One of the limitations of the existing research on EMS is that it uses total population instead of density. Moreover, many studies rely on interval time in the analysis of health facilities and ambulance stations that respond to emergency calls. Scholars are yet to conduct research that jointly evaluates the emergency response time (4-8 minutes) for both ambulance stations and health facilities.
- The majority of the available studies have examined emergency medical call demand in a sequential model and on small scale. They have concentrated on patients served by ambulances, particularly those with cardiovascular conditions, ignoring other medical cases (critical, non-critical, and moderate). In addition, scholars have not categorized geographical locations according to demand rate and population density.
- The findings of the past studies have contributed to an increase in the number of scholars who are researching the ways to improve EMS response time by leveraging coverage, efficiency, cost, and other structural aspects like infrastructural development.

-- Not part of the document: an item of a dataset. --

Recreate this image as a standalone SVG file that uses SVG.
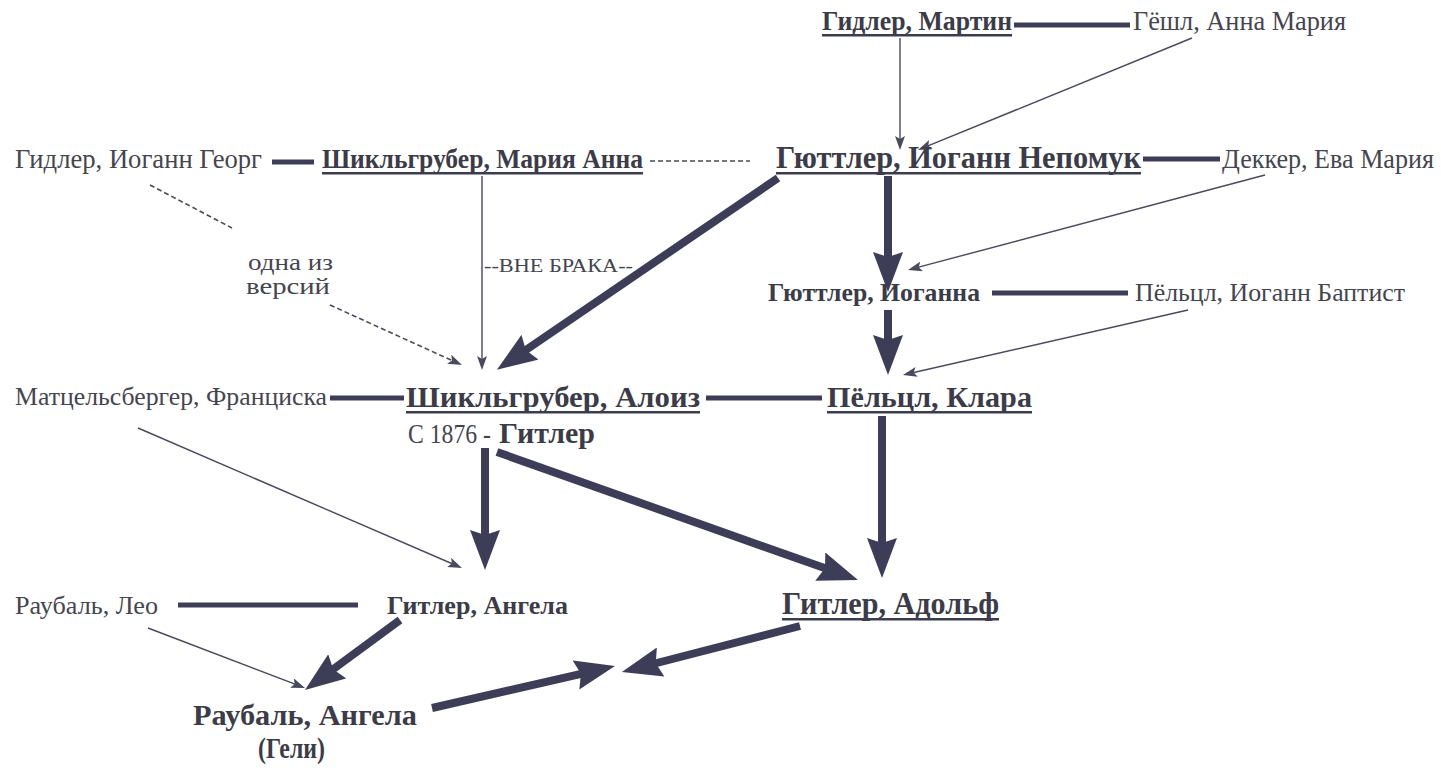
<svg xmlns="http://www.w3.org/2000/svg" width="1441" height="768" viewBox="0 0 1441 768">
<defs>
<style>
text{font-family:"Liberation Serif","Times New Roman",serif;fill:#45454f}
.b{font-weight:bold;fill:#3c3c48}
.ul{fill:#3c3c50}
.thick{stroke:#3d3d58;stroke-width:8;fill:none}
.link{stroke:#3d3d58;stroke-width:5;fill:none}
.thin{stroke:#4a4a5e;stroke-width:1.4;fill:none}
.dash{stroke:#4a4a5e;stroke-width:1.6;fill:none;stroke-dasharray:5 3}
</style>
<marker id="big" viewBox="0 0 40 30" refX="12" refY="15" markerWidth="40" markerHeight="30" markerUnits="userSpaceOnUse" orient="auto">
<path d="M0,0 L40,15 L0,30 L5,15 z" fill="#3d3d58"/>
</marker>
<marker id="sm" viewBox="0 0 14 10" refX="4" refY="5" markerWidth="14" markerHeight="10" markerUnits="userSpaceOnUse" orient="auto">
<path d="M0,0 L14,5 L0,10 L3,5 z" fill="#4a4a5e"/>
</marker>
</defs>
<rect width="1441" height="768" fill="#ffffff"/>

<g id="connectors">
<line class="link" x1="1014" y1="25" x2="1130" y2="25"/>
<line class="link" x1="1143" y1="159" x2="1220" y2="159"/>
<line class="link" x1="992" y1="293" x2="1128" y2="293"/>
<line class="link" x1="272" y1="162" x2="314" y2="162"/>
<line class="link" x1="330" y1="398" x2="404" y2="398"/>
<line class="link" x1="706" y1="398" x2="822" y2="398"/>
<line class="link" x1="178" y1="605" x2="358" y2="605"/>
<line class="dash" x1="650" y1="161" x2="750" y2="161"/>

<line class="thin" x1="900" y1="38" x2="900" y2="140" marker-end="url(#sm)"/>
<line class="thin" x1="1192" y1="38" x2="927.3" y2="146.2" marker-end="url(#sm)"/>
<line class="thin" x1="1265" y1="175" x2="917.7" y2="267.4" marker-end="url(#sm)"/>
<line class="thin" x1="1188" y1="310" x2="912.7" y2="372.8" marker-end="url(#sm)"/>
<line class="thin" x1="482" y1="176" x2="482" y2="360" marker-end="url(#sm)"/>
<line class="thin" x1="138" y1="428" x2="452.8" y2="564" marker-end="url(#sm)"/>
<line class="thin" x1="148" y1="628" x2="295.7" y2="684.4" marker-end="url(#sm)"/>
<line class="dash" x1="150" y1="185" x2="232" y2="228"/>
<line class="dash" x1="330" y1="305" x2="452.9" y2="360.9" marker-end="url(#sm)"/>

<line class="thick" x1="888" y1="176" x2="888" y2="264" marker-end="url(#big)"/>
<line class="thick" x1="888" y1="310" x2="888" y2="347" marker-end="url(#big)"/>
<line class="thick" x1="778" y1="178" x2="520" y2="354" marker-end="url(#big)"/>
<line class="thick" x1="485" y1="448" x2="485" y2="542" marker-end="url(#big)"/>
<line class="thick" x1="497" y1="452" x2="831.6" y2="570.6" marker-end="url(#big)"/>
<line class="thick" x1="882" y1="416" x2="882" y2="550" marker-end="url(#big)"/>
<line class="thick" x1="400" y1="620" x2="327.5" y2="673.4" marker-end="url(#big)"/>
<line class="thick" x1="432" y1="708" x2="587.7" y2="672.3" marker-end="url(#big)"/>
<line class="thick" x1="800" y1="626" x2="649" y2="665" marker-end="url(#big)"/>
</g>

<g id="n-martin"><text class="b" x="822" y="30" font-size="27" textLength="190" lengthAdjust="spacingAndGlyphs">Гидлер, Мартин</text><rect class="ul" x="822" y="34" width="190" height="2.5"/></g>
<g id="n-goeschl"><text x="1133" y="30" font-size="27" textLength="213" lengthAdjust="spacingAndGlyphs">Гёшл, Анна Мария</text></g>
<g id="n-nepomuk"><text class="b" x="776" y="168" font-size="32" textLength="365" lengthAdjust="spacingAndGlyphs">Гюттлер, Иоганн Непомук</text><rect class="ul" x="776" y="172" width="365" height="2.5"/></g>
<g id="n-dekker"><text x="1222" y="168" font-size="27" textLength="212" lengthAdjust="spacingAndGlyphs">Деккер, Ева Мария</text></g>
<g id="n-georg"><text x="15" y="168" font-size="27" textLength="247" lengthAdjust="spacingAndGlyphs">Гидлер, Иоганн Георг</text></g>
<g id="n-mariaanna"><text class="b" x="322" y="168" font-size="27" textLength="321" lengthAdjust="spacingAndGlyphs">Шикльгрубер, Мария Анна</text><rect class="ul" x="322" y="172" width="321" height="2.5"/></g>
<g id="n-version"><text x="248" y="270" font-size="24" textLength="85" lengthAdjust="spacingAndGlyphs">одна из</text><text x="246" y="294" font-size="24" textLength="84" lengthAdjust="spacingAndGlyphs">версий</text></g>
<g id="n-vnebraka"><text x="484" y="272" font-size="19" textLength="149" lengthAdjust="spacingAndGlyphs">--ВНЕ БРАКА--</text></g>
<g id="n-iogana"><text class="b" x="768" y="301" font-size="25" textLength="212" lengthAdjust="spacingAndGlyphs">Гюттлер, Иоганна</text></g>
<g id="n-baptist"><text x="1135" y="301" font-size="25" textLength="270" lengthAdjust="spacingAndGlyphs">Пёльцл, Иоганн Баптист</text></g>
<g id="n-franziska"><text x="15" y="405" font-size="26" textLength="312" lengthAdjust="spacingAndGlyphs">Матцельсбергер, Франциска</text></g>
<g id="n-alois"><text class="b" x="406" y="407" font-size="30" textLength="294" lengthAdjust="spacingAndGlyphs">Шикльгрубер, Алоиз</text><rect class="ul" x="406" y="411" width="294" height="2.5"/>
<text x="408" y="443" font-size="27" textLength="83" lengthAdjust="spacingAndGlyphs">С 1876 -</text><text class="b" x="499" y="443" font-size="30" textLength="96" lengthAdjust="spacingAndGlyphs">Гитлер</text></g>
<g id="n-klara"><text class="b" x="827" y="407" font-size="30" textLength="205" lengthAdjust="spacingAndGlyphs">Пёльцл, Клара</text><rect class="ul" x="827" y="411" width="205" height="2.5"/></g>
<g id="n-leo"><text x="15" y="614" font-size="26" textLength="143" lengthAdjust="spacingAndGlyphs">Раубаль, Лео</text></g>
<g id="n-angela"><text class="b" x="387" y="614" font-size="26" textLength="181" lengthAdjust="spacingAndGlyphs">Гитлер, Ангела</text></g>
<g id="n-adolf"><text class="b" x="782" y="614" font-size="31" textLength="217" lengthAdjust="spacingAndGlyphs">Гитлер, Адольф</text><rect class="ul" x="782" y="618" width="217" height="2.5"/></g>
<g id="n-geli"><text class="b" x="193" y="725" font-size="30" textLength="224" lengthAdjust="spacingAndGlyphs">Раубаль, Ангела</text><text class="b" x="258" y="758" font-size="30" textLength="67" lengthAdjust="spacingAndGlyphs">(Гели)</text></g>
</svg>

On the contrary, researchers have overlooked the contribution of economic and social conditions to the success of emergency medical facilities, their accessibility, and patient result. Some studies have evaluated emergency medical call demands based on household income, gender, and age. Others have drawn their attention to the role of education, employment, and household income on the demand for EMS. Many scholars have used statistical approaches to analyzing their data and have found all these factors (age, gender, income, education, and employment among others) to have significant impacts on EMS. However, no studies have used GIS to analyze socio-economic conditions such as gender, age, the labor force (employees and retirees), residents, non-residents, and education. In spite of the massive literature on EMS, there is inadequate knowledge of its Spatio-temporal variations and their influences on response times (for critical, non-critical, and moderate cases). Researchers have not used mapping instruments such as GIS to determine the connection between population density, social features, and regional distribution of emergency medical facilities. Recognition and sketching of chronological blueprints of EMS and response times can aid in site location, especially in regions with high demand for these essential services. The primary objective is to minimize the duration that medical personnel takes to address emergency cases.
- Evaluating population density in combination with ambulance stations will help in understanding how the two affect response time, thus being able to improve efficiency. Such a study would be helpful in selecting appropriate sites to construct hospitals and EMS stations in the future.
- This study will endeavor to cater to the existing knowledge gaps through a spatial combination of six unrelated sets of data, (that is emergency call records, urban boundary data, location of the EMS facility, census information (age, employment, unemployment, race, household income and level of education), infrastructural development, number of hospitals and total ambulance stations in a given area). It will boost people’s knowledge of EMS and determine the connection between earnings, spatial-temporal changes, and response time. This study will entail determining how demographic aspects like population density impact the establishment of emergency medical centers. The findings of this research (such as population distribution) will be invaluable in the determination of possible sites for EMS facilities in Riyadh, Saudi Arabia.